Mark A. Potok is the director of the Southern Poverty Law Center’s Intelligence Project and Editor of its award-winning Intelligence Report magazine. Mark Potok leads one of the most highly regarded operations monitoring the extreme right in the world today. In addition to editing the magazine, Potok acts as a key spokesman for the SPLC, a well-known civil rights organization based in Alabama, and has testified before the Senate, the United Nations High Commission on Human Rights and in other venues. Before coming to SPLC in 1997, Potok spent almost 20 years as an award-winning reporter at newspapers including USA Today, the Dallas Times Herald and The Miami Herald. While at USA Today, he covered the 1993 siege in Waco, the rise of militias, the 1995 Oklahoma City bombing and the trial of Timothy McVeigh. In 1996, his editors nominated him for a Pulitzer Prize for a package of stories on racism in Texas public housing. In his current position, Potok is regularly quoted by major media, scholars and book authors in both the United States and abroad.

Devin Burghart is director of the Center for New Community’s Building Democracy Initiative – a national program to defend civil and human rights based in Chicago. He joined the Center in 1997. Devin is an internationally recognized expert on nativism and white nationalist movements. He has researched, written, and organized on all facets of the anti-immigrant movement for more than a decade. His latest book, Lady Liberty No More: The New Nativism in the United States will be published later this year. He also co-wrote and edited Soundtracks to the White Revolution: White Supremacist Assaults on Youth Music Subcultures, and the Turn It Down Resource Kit – two vital elements in the Center’s hugely successful campaign with young people to address organized racism.

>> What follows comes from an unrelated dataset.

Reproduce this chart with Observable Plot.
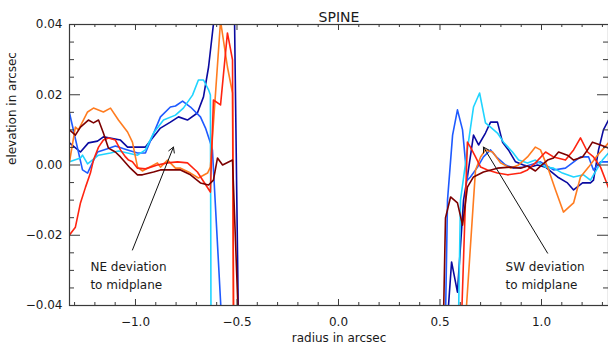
<!DOCTYPE html>
<html><head><meta charset="utf-8">
<script src="https://cdn.jsdelivr.net/npm/d3@7"></script>
<script src="https://cdn.jsdelivr.net/npm/@observablehq/plot@0.6"></script>
<style>body{margin:0;background:#fff}#chart svg{display:block}</style>
</head><body><div id="chart"></div>
<script>
// ---- data (radius in arcsec, elevation in arcsec) ----
const seriesNames  = ["navy", "blue", "cyan", "orange", "red", "darkred"];
const seriesColors = ["#0a0aa0", "#1e5aff", "#20d4ff", "#ff7c20", "#ff2410", "#7c0000"];

// NE side
const neNavyX = [-1.325,-1.271,-1.232,-1.187,-1.158,-1.074,-1.039,-0.951,-0.877,-0.828,-0.788,-0.744,-0.695,-0.665,-0.640,-0.616,-0.581,-0.542,-0.512,-0.493];
const neNavyY = [0.0063,0.0037,0.0063,0.0068,0.0080,0.0071,0.0051,0.0051,0.0105,0.0122,0.0137,0.0128,0.0148,0.0194,0.0279,0.0401,0.055,0.058,0.041,-0.045];
const neBlueX = [-1.325,-1.261,-1.236,-1.187,-1.138,-1.099,-1.039,-0.990,-0.951,-0.877,-0.828,-0.803,-0.768,-0.729,-0.680,-0.655,-0.631,-0.621,-0.576];
const neBlueY = [0.0148,-0.0014,-0.0023,0.0037,0.0046,0.0054,0.0043,0.0034,0.0034,0.0137,0.0165,0.0168,0.0182,0.0165,0.0137,0.0105,0.0063,0.0043,-0.0441];
const neCyanX = [-1.325,-1.271,-1.261,-1.236,-1.182,-1.123,-1.084,-1.039,-0.990,-0.951,-0.911,-0.862,-0.803,-0.764,-0.719,-0.690,-0.665,-0.640,-0.631,-0.628];
const neCyanY = [0.0009,0.0020,0.0028,0.0003,0.0028,0.0034,0.0040,0.0034,0.0028,0.0043,0.0091,0.0128,0.0142,0.0162,0.0199,0.0242,0.0242,0.0214,0.0199,-0.0441];
const neOrangeX = [-1.325,-1.296,-1.281,-1.236,-1.207,-1.158,-1.123,-1.084,-1.039,-1.015,-0.990,-0.966,-0.892,-0.877,-0.842,-0.803,-0.778,-0.729,-0.690,-0.645,-0.631,-0.581,-0.547,-0.522,-0.517];
const neOrangeY = [0.0009,0.0108,0.0100,0.0151,0.0162,0.0151,0.0162,0.0128,0.0094,0.0065,-0.0006,-0.0017,0.0006,-0.0006,0.0014,-0.0009,-0.0009,-0.0023,-0.0037,-0.0023,-0.0006,0.0410,0.0279,0.0205,-0.0441];
const neRedX = [-1.325,-1.296,-1.271,-1.246,-1.222,-1.207,-1.182,-1.158,-1.133,-1.099,-1.074,-1.049,-1.034,-1.015,-0.990,-0.951,-0.892,-0.842,-0.793,-0.744,-0.695,-0.631,-0.616,-0.581,-0.547,-0.522,-0.517];
const neRedY = [-0.0199,-0.0177,-0.0108,-0.0063,-0.0023,0.0014,0.0051,0.0071,0.0077,0.0071,0.0043,0.0023,0.0014,0.0009,-0.0009,-0.0011,0.0000,0.0006,0.0009,0.0006,-0.0020,-0.0077,0.0185,0.0171,0.0376,0.0299,-0.0441];
const neDarkredX = [-1.325,-1.296,-1.271,-1.232,-1.207,-1.182,-1.158,-1.133,-1.099,-1.074,-1.025,-0.990,-0.966,-0.911,-0.877,-0.778,-0.729,-0.680,-0.640,-0.616,-0.596,-0.571,-0.522,-0.493];
const neDarkredY = [0.0100,0.0085,0.0108,0.0128,0.0120,0.0128,0.0091,0.0048,0.0037,0.0023,-0.0009,-0.0028,-0.0028,-0.0020,-0.0014,-0.0014,-0.0028,-0.0051,-0.0057,-0.0043,0.0020,0.0000,0.0014,-0.0441];

// SW side
const swNavyX = [0.537,0.557,0.586,0.616,0.635,0.665,0.690,0.724,0.749,0.783,0.808,0.837,0.872,0.911,0.946,0.980,1.020,1.079,1.128,1.158,1.202,1.241,1.256,1.281,1.305,1.330];
const swNavyY = [-0.0441,-0.0276,-0.0362,-0.0100,-0.0034,0.0085,0.0057,0.0091,0.0122,0.0122,0.0065,0.0043,0.0009,0.0000,-0.0006,0.0000,-0.0006,-0.0034,-0.0051,-0.0071,-0.0051,-0.0051,-0.0043,0.0043,0.0100,0.0128];
const swBlueX = [0.527,0.537,0.562,0.586,0.611,0.626,0.635,0.650,0.685,0.714,0.749,0.783,0.823,0.862,0.911,0.995,1.059,1.118,1.192,1.232,1.256,1.291,1.330];
const swBlueY = [-0.0441,-0.0100,0.0085,0.0157,0.0100,0.0006,-0.0043,-0.0034,-0.0006,0.0023,0.0043,0.0020,0.0000,-0.0009,-0.0006,0.0009,-0.0014,-0.0009,0.0023,0.0023,-0.0014,0.0009,0.0009];
const swCyanX = [0.591,0.601,0.640,0.665,0.695,0.724,0.749,0.783,0.813,0.857,0.887,0.931,0.970,1.020,1.059,1.103,1.158,1.207,1.241,1.276,1.300,1.330];
const swCyanY = [-0.0441,-0.0100,0.0065,0.0165,0.0205,0.0120,0.0108,0.0091,0.0065,0.0037,0.0014,0.0006,0.0014,-0.0006,-0.0009,-0.0023,-0.0034,-0.0028,-0.0043,-0.0009,0.0014,0.0034];
const swOrangeX = [0.626,0.665,0.675,0.700,0.724,0.759,0.798,0.847,0.887,0.931,0.970,0.995,1.030,1.069,1.108,1.158,1.192,1.232,1.276,1.330];
const swOrangeY = [-0.0441,-0.0100,-0.0014,0.0023,0.0043,0.0037,0.0006,-0.0009,0.0000,0.0023,0.0051,0.0043,-0.0006,-0.0071,-0.0134,-0.0108,-0.0034,-0.0006,0.0028,0.0063];
const swRedX = [0.606,0.635,0.650,0.675,0.700,0.734,0.783,0.833,0.897,0.931,0.970,1.020,1.059,1.118,1.158,1.192,1.227,1.256,1.291,1.330];
const swRedY = [-0.0441,0.0065,0.0051,0.0023,-0.0006,-0.0014,-0.0023,-0.0028,-0.0023,-0.0014,0.0006,0.0037,0.0023,0.0014,0.0043,0.0077,0.0037,0.0023,-0.0006,-0.0065];
const swDarkredX = [0.517,0.527,0.552,0.586,0.611,0.635,0.665,0.714,0.783,0.847,0.897,0.931,0.970,0.995,1.030,1.059,1.084,1.128,1.158,1.202,1.227,1.251,1.291,1.330];
const swDarkredY = [-0.0441,-0.0151,-0.0091,-0.0108,-0.0171,-0.0063,-0.0034,-0.0020,-0.0009,-0.0006,-0.0009,-0.0003,-0.0017,-0.0003,0.0014,0.0020,0.0037,0.0028,0.0014,0.0023,0.0043,0.0065,0.0057,0.0048];

// axes
const xMajorTicks = [-1.0, -0.5, 0.0, 0.5, 1.0];
const xMinorTicks = [-1.3,-1.2,-1.1,-0.9,-0.8,-0.7,-0.6,-0.4,-0.3,-0.2,-0.1,0.1,0.2,0.3,0.4,0.6,0.7,0.8,0.9,1.1,1.2,1.3];
const yMajorTicks = [-0.04, -0.02, 0.00, 0.02, 0.04];
const yMinorTicks = [-0.035,-0.03,-0.025,-0.015,-0.01,-0.005,0.005,0.01,0.015,0.025,0.03,0.035];

// annotations
const noteLabels = [
  {x: -1.222, y: -0.0290, text: "NE deviation"},
  {x: -1.222, y: -0.0342, text: "to midplane"},
  {x: 0.823, y: -0.0290, text: "SW deviation"},
  {x: 0.823, y: -0.0342, text: "to midplane"}
];
const noteArrows = [
  {x1: -1.015, y1: -0.0242, x2: -0.813, y2: 0.0051},
  {x1: 1.030, y1: -0.0251, x2: 0.714, y2: 0.0051}
];

// ---- build table ----
const sides = {
  NE: [neNavyX, neNavyY, neBlueX, neBlueY, neCyanX, neCyanY, neOrangeX, neOrangeY, neRedX, neRedY, neDarkredX, neDarkredY],
  SW: [swNavyX, swNavyY, swBlueX, swBlueY, swCyanX, swCyanY, swOrangeX, swOrangeY, swRedX, swRedY, swDarkredX, swDarkredY]
};
const colorOf = Object.fromEntries(seriesNames.map((s, i) => [s, seriesColors[i]]));
const rows = [];
seriesNames.forEach((s, i) => {
  for (const side of ["NE", "SW"]) {
    const xs = sides[side][2 * i], ys = sides[side][2 * i + 1];
    xs.forEach((x, j) => rows.push({x, y: ys[j], series: s, key: s + side}));
  }
});

const W = 608, H = 351, mL = 69, mT = 24, mR = 0, mB = 46;
const fw = W - mL - mR, fh = H - mT - mB;
const fmtY = d => (d < 0 ? "\u2212" : "") + Math.abs(d).toFixed(2);
const fmtX = d => (d < 0 ? "\u2212" : "") + Math.abs(d).toFixed(1);
const axisColor = "#3a3a3a";
const textColor = "#1a1a1a";
const font = "DejaVu Sans, Verdana, sans-serif";

const chart = Plot.plot({
  width: W, height: H,
  marginLeft: mL, marginTop: mT, marginRight: mR, marginBottom: mB,
  style: {fontFamily: font, fontSize: "12px", color: textColor, background: "#fff"},
  x: {domain: [-1.325, 1.33]},
  y: {domain: [-0.04, 0.04]},
  color: {type: "identity"},
  marks: [
    Plot.line(rows, {x: "x", y: "y", z: "key", stroke: d => colorOf[d.series], strokeWidth: 1.6, clip: true, curve: "linear"}),
    Plot.frame({stroke: axisColor, strokeWidth: 1.2}),
    // inward ticks
    Plot.tickX(xMajorTicks, {x: d => d, insetTop: fh - 6, stroke: axisColor}),
    Plot.tickX(xMajorTicks, {x: d => d, insetBottom: fh - 6, stroke: axisColor}),
    Plot.tickX(xMinorTicks, {x: d => d, insetTop: fh - 3, stroke: axisColor}),
    Plot.tickX(xMinorTicks, {x: d => d, insetBottom: fh - 3, stroke: axisColor}),
    Plot.tickY(yMajorTicks, {y: d => d, insetRight: fw - 11, stroke: axisColor}),
    Plot.tickY(yMajorTicks, {y: d => d, insetLeft: fw - 11, stroke: axisColor}),
    Plot.tickY(yMinorTicks, {y: d => d, insetRight: fw - 5, stroke: axisColor}),
    Plot.tickY(yMinorTicks, {y: d => d, insetLeft: fw - 5, stroke: axisColor}),
    Plot.axisX({ticks: xMajorTicks, tickSize: 0, tickPadding: 12, tickFormat: fmtX, label: null, fontSize: 12}),
    Plot.axisY({ticks: yMajorTicks, tickSize: 0, tickPadding: 7, tickFormat: fmtY, label: null, fontSize: 12}),
    // titles
    Plot.text(["SPINE"], {frameAnchor: "top", dy: -12, fontSize: 14, fill: textColor}),
    Plot.text(["radius in arcsec"], {frameAnchor: "bottom", dy: 36, fontSize: 12, fill: textColor}),
    Plot.text(["elevation in arcsec"], {frameAnchor: "left", dx: -57, rotate: -90, fontSize: 12, fill: textColor}),
    // annotations
    Plot.arrow(noteArrows, {x1: "x1", y1: "y1", x2: "x2", y2: "y2", stroke: "#111", strokeWidth: 1, headLength: 9}),
    Plot.text(noteLabels, {x: "x", y: "y", text: "text", textAnchor: "start", fontSize: 12, fill: textColor})
  ]
});
document.getElementById("chart").appendChild(chart);
</script>
</body></html>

In 2002, he helped develop the groundbreaking Welcoming Iowa Coalition, a statewide organizing model for addressing anti-immigrant sentiment that has now been emulated in several states. He is also campaign director for the Campaign for a United America.

In addition to his work as an analyst, organizer and writer, he is frequently quoted as an expert, appearing in the New York Times, Washington Post, Chicago Tribune, Los Angeles Times, the Wall Street Journal, The Nation, Rolling Stone and numerous other periodicals. He has also made appearances on CNN, MSNBC, CBS News, the Discovery Times Channel, the BBC, and National Public Radio, among other broadcast media outlets.

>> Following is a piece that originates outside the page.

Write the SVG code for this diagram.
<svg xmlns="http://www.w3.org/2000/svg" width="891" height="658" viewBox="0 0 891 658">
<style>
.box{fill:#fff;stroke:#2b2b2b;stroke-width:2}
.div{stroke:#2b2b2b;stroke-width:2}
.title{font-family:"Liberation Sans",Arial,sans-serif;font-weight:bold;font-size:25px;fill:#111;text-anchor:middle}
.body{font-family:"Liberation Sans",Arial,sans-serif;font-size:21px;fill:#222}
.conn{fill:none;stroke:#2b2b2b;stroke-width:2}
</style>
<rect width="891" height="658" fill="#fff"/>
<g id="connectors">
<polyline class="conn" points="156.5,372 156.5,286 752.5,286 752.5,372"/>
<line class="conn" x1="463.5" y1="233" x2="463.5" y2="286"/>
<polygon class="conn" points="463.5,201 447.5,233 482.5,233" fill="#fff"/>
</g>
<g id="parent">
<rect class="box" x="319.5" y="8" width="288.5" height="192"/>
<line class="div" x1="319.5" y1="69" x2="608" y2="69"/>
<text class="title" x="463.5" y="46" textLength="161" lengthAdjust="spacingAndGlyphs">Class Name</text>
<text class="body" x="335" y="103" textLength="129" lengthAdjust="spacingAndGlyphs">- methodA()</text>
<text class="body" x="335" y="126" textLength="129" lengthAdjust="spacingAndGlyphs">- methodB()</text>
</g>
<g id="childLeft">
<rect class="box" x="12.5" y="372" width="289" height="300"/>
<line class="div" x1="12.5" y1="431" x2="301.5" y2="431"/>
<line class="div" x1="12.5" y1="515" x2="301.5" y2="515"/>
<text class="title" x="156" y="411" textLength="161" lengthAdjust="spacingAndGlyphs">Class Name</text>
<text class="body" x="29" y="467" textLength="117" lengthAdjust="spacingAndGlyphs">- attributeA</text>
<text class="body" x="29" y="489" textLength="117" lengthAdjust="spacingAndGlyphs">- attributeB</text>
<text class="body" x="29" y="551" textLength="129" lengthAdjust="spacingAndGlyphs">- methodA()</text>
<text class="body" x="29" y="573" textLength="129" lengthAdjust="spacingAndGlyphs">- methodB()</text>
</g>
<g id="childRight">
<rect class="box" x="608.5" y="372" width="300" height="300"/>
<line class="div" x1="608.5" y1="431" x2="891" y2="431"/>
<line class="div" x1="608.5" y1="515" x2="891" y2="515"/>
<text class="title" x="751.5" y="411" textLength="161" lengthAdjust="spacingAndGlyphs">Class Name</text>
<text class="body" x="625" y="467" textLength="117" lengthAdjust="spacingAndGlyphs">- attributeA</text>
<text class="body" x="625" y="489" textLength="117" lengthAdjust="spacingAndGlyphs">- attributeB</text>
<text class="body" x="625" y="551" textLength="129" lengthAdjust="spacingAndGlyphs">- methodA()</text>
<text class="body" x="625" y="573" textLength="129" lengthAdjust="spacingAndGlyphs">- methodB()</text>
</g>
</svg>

In 2007, he was named a Petra Foundation Fellow for his distinctive contributions to the rights, autonomy, and dignity of others. Devin presently serves on the board of the Institute for Research and Education on Human Rights and the advisory board of the Institute for the Study of Academic Racism.

Henry Fernandez is a Senior Fellow at the Center for American Progress focusing on state and municipal policy.

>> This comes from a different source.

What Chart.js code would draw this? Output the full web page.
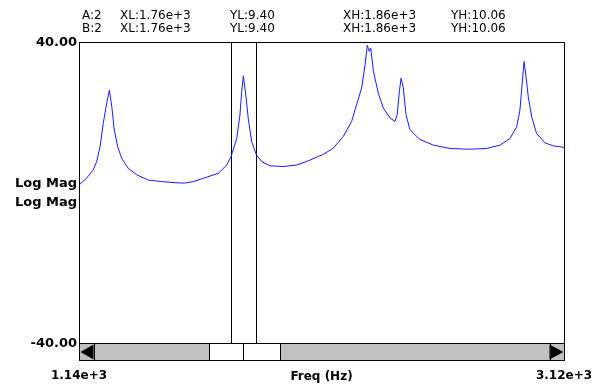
<!DOCTYPE html>
<html>
<head>
<meta charset="utf-8">
<script src="https://cdn.jsdelivr.net/npm/chart.js@4.4.1/dist/chart.umd.min.js"></script>
<style>
  html, body { margin: 0; padding: 0; background: #fff; overflow: hidden; }
  canvas { display: block; }
</style>
</head>
<body>
<canvas id="c" width="597" height="385"></canvas>
<script>
// Frequency response trace: frequency (Hz) and log magnitude (dB)
const freqHz = [
  1140, 1171, 1198, 1212, 1226, 1239, 1253, 1264, 1274, 1284, 1298, 1314, 1341, 1376,
  1423, 1478, 1532, 1570, 1607, 1709, 1743, 1760, 1784, 1797, 1804, 1811, 1821, 1831,
  1845, 1864, 1886, 1920, 1974, 2029, 2083, 2117, 2137, 2178, 2219, 2253, 2273, 2294,
  2308, 2317, 2325, 2331, 2342, 2362, 2382, 2410, 2430, 2439, 2448, 2455, 2464, 2475,
  2491, 2525, 2532, 2586, 2655, 2730, 2804, 2859, 2900, 2927, 2940, 2947, 2957, 2965,
  2974, 2988, 3008, 3042, 3076, 3120
];
const logMagDb = [
  2.0, 3.8, 6.0, 8.2, 12.2, 18.4, 23.7, 27.2, 22.8, 16.6, 12.2, 9.1, 6.4, 4.7,
  3.3, 2.9, 2.6, 2.5, 2.9, 5.1, 7.3, 9.40, 14.4, 20.6, 26.8, 31.0, 25.9, 19.7,
  13.5, 10.06, 8.2, 7.1, 6.9, 7.3, 8.6, 9.6, 10.1, 11.8, 14.9, 18.9, 23.3, 27.8,
  34.0, 39.1, 37.5, 38.4, 32.2, 26.4, 22.5, 19.8, 18.9, 20.7, 26.9, 30.4, 27.8, 20.7,
  16.7, 14.5, 14.1, 12.6, 11.7, 11.5, 11.7, 12.6, 14.4, 17.5, 21.9, 27.2, 34.8, 30.8,
  25.5, 20.1, 15.7, 13.2, 12.4, 12.0
];

// Axis ticks
const xTicks = [1140, 3120];
const yTicks = [-40, 40];

// Cursor readout (both cursor rows share the same band)
const cursorNames = ['A:2', 'B:2'];
const cursorXL = [1760, 1760];
const cursorYL = [9.40, 9.40];
const cursorXH = [1864, 1864];
const cursorYH = [10.06, 10.06];

const yLabel = 'Log Mag';
const xLabel = 'Freq (Hz)';

const boldFont = 'bold 13px "DejaVu Sans"';
const textFont = '12px "DejaVu Sans"';

const points = freqHz.map((f, i) => ({ x: f, y: logMagDb[i] }));

function crisp(v) { return Math.round(v) + 0.5; }

const analyzerChrome = {
  id: 'analyzerChrome',
  beforeDraw(chart) {
    const ctx = chart.ctx;
    ctx.save();
    ctx.fillStyle = '#ffffff';
    ctx.fillRect(0, 0, chart.width, chart.height);
    ctx.restore();
  },
  beforeDatasetsDraw(chart) {
    const { ctx, chartArea: a, scales } = chart;
    ctx.save();
    ctx.strokeStyle = '#000';
    ctx.lineWidth = 1;
    // band cursors
    [cursorXL[0], cursorXH[0]].forEach(f => {
      const px = crisp(scales.x.getPixelForValue(f));
      ctx.beginPath();
      ctx.moveTo(px, a.top);
      ctx.lineTo(px, a.bottom);
      ctx.stroke();
    });
    ctx.restore();
  },
  afterDraw(chart) {
    const { ctx, chartArea: a } = chart;
    const L = crisp(a.left), R = crisp(a.right), T = crisp(a.top), B = crisp(a.bottom);
    ctx.save();
    ctx.strokeStyle = '#000';
    ctx.lineWidth = 1;
    ctx.strokeRect(L, T, R - L, B - T);

    // scroll bar under the plot
    const sTop = B, sBot = B + 17;
    const w = R - L;
    ctx.fillStyle = '#c0c0c0';
    ctx.fillRect(L, sTop, w, sBot - sTop);
    const t0 = crisp(L + w * 0.266), t1 = crisp(L + w * 0.338), t2 = crisp(L + w * 0.414);
    ctx.fillStyle = '#ffffff';
    ctx.fillRect(t0, sTop, t2 - t0, sBot - sTop);
    ctx.strokeRect(L, sTop, w, sBot - sTop);
    [t0, t1, t2, crisp(L + 14), crisp(R - 15)].forEach(x => {
      ctx.beginPath(); ctx.moveTo(x, sTop); ctx.lineTo(x, sBot); ctx.stroke();
    });
    const mid = (sTop + sBot) / 2;
    ctx.fillStyle = '#000';
    ctx.beginPath();
    ctx.moveTo(L + 1, mid); ctx.lineTo(L + 14, sTop + 1); ctx.lineTo(L + 14, sBot - 1); ctx.closePath(); ctx.fill();
    ctx.beginPath();
    ctx.moveTo(R - 1, mid); ctx.lineTo(R - 15, sTop + 1); ctx.lineTo(R - 15, sBot - 1); ctx.closePath(); ctx.fill();

    // cursor readout
    ctx.fillStyle = '#000';
    ctx.font = textFont;
    ctx.textAlign = 'left';
    ctx.textBaseline = 'alphabetic';
    cursorNames.forEach((n, i) => {
      const y = 19 + i * 13;
      ctx.fillText(n, 82, y);
      ctx.fillText('XL:' + cursorXL[i].toExponential(2), 120, y);
      ctx.fillText('YL:' + cursorYL[i].toFixed(2), 230, y);
      ctx.fillText('XH:' + cursorXH[i].toExponential(2), 343, y);
      ctx.fillText('YH:' + cursorYH[i].toFixed(2), 451, y);
    });

    // axis names
    ctx.font = boldFont;
    ctx.textAlign = 'right';
    ctx.fillText(yLabel, a.left - 2, 187);
    ctx.fillText(yLabel, a.left - 2, 206);
    ctx.font = 'bold 12px "DejaVu Sans"';
    ctx.textAlign = 'center';
    ctx.fillText(xLabel, (a.left + a.right) / 2, 380);
    ctx.restore();
  }
};

new Chart(document.getElementById('c'), {
  type: 'line',
  data: {
    datasets: [{
      data: points,
      borderColor: '#1a1aff',
      borderWidth: 1,
      pointRadius: 0,
      tension: 0,
      fill: false
    }]
  },
  options: {
    responsive: false,
    animation: false,
    devicePixelRatio: 1,
    layout: { padding: { top: 42, right: 33, bottom: 0, left: 0 } },
    plugins: { legend: { display: false }, tooltip: { enabled: false } },
    scales: {
      x: {
        type: 'linear',
        min: xTicks[0],
        max: xTicks[xTicks.length - 1],
        afterBuildTicks: s => { s.ticks = xTicks.map(v => ({ value: v })); },
        afterFit: s => { s.height = 42; s.paddingLeft = 0; s.paddingRight = 0; },
        grid: { display: false, drawTicks: false },
        border: { display: false },
        ticks: {
          autoSkip: false,
          maxRotation: 0,
          padding: 26,
          color: '#000',
          font: { family: 'DejaVu Sans', size: 12, weight: 'bold' },
          callback: v => Number(v).toExponential(2)
        }
      },
      y: {
        type: 'linear',
        min: yTicks[0],
        max: yTicks[yTicks.length - 1],
        afterBuildTicks: s => { s.ticks = yTicks.map(v => ({ value: v })); },
        afterFit: s => { s.width = 79; s.paddingTop = 0; s.paddingBottom = 0; },
        grid: { display: false, drawTicks: false },
        border: { display: false },
        ticks: {
          padding: 2,
          labelOffset: 1,
          color: '#000',
          font: { family: 'DejaVu Sans', size: 13, weight: 'bold' },
          callback: v => Number(v).toFixed(2)
        }
      }
    }
  },
  plugins: [analyzerChrome]
});
</script>
</body>
</html>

Fernandez has worked broadly in local government, including as Economic Development Administrator for New Haven, Connecticut where he oversaw the city’s seven development departments as well as the Port Authority, Development Commission, and Redevelopment Agency. He led downtown and neighborhood growth strategies, negotiated deals, and represented the city to investors, developers, and community groups. He was responsible for lobbying the Board of Aldermen as well as state and federal governments. He supervised housing, retail, higher education, theater, public infrastructure, and commercial development projects totaling over $1 billion.

Fernandez has helped lead local and state political campaigns, including the early campaigns of Ken Reeves, Cambridge, Massachusetts’ first African American mayor and John DeStefano’s primary and general election campaigns for governor of Connecticut.

Fernandez was the founding Executive Director of LEAP, a nationally recognized child development program serving over 1,200 low income youth, primarily public housing residents, in Connecticut. He is principal of Fernandez Advisors, LLC a strategic and management consulting firm counseling businesses, foundations, non-profits, and government agencies. He has been interviewed by a diverse set of media ranging from The New York Times, The Boston Globe, and The Wall Street Journal, to Variety, Black Enterprise, and “Good Morning America;” as well as local print, television, and radio news.

Fernandez graduated from Yale Law School and Harvard College. He taught high school in Zimbabwe, worked for a rural organizing group in Mississippi, and was the Stupski Fellow at Yale Law School. He has served on numerous boards and commissions, including the National Commission on Civic Renewal; the Connecticut Commission on Arts, Culture, and Tourism; and the National Coalition to Abolish the Death Penalty. He was Vice-Chair of the Center for Community Change and is Chair of the Campaign for Community Change.

Fernandez lives with his wife Kica Matos and their son in New Haven, Connecticut.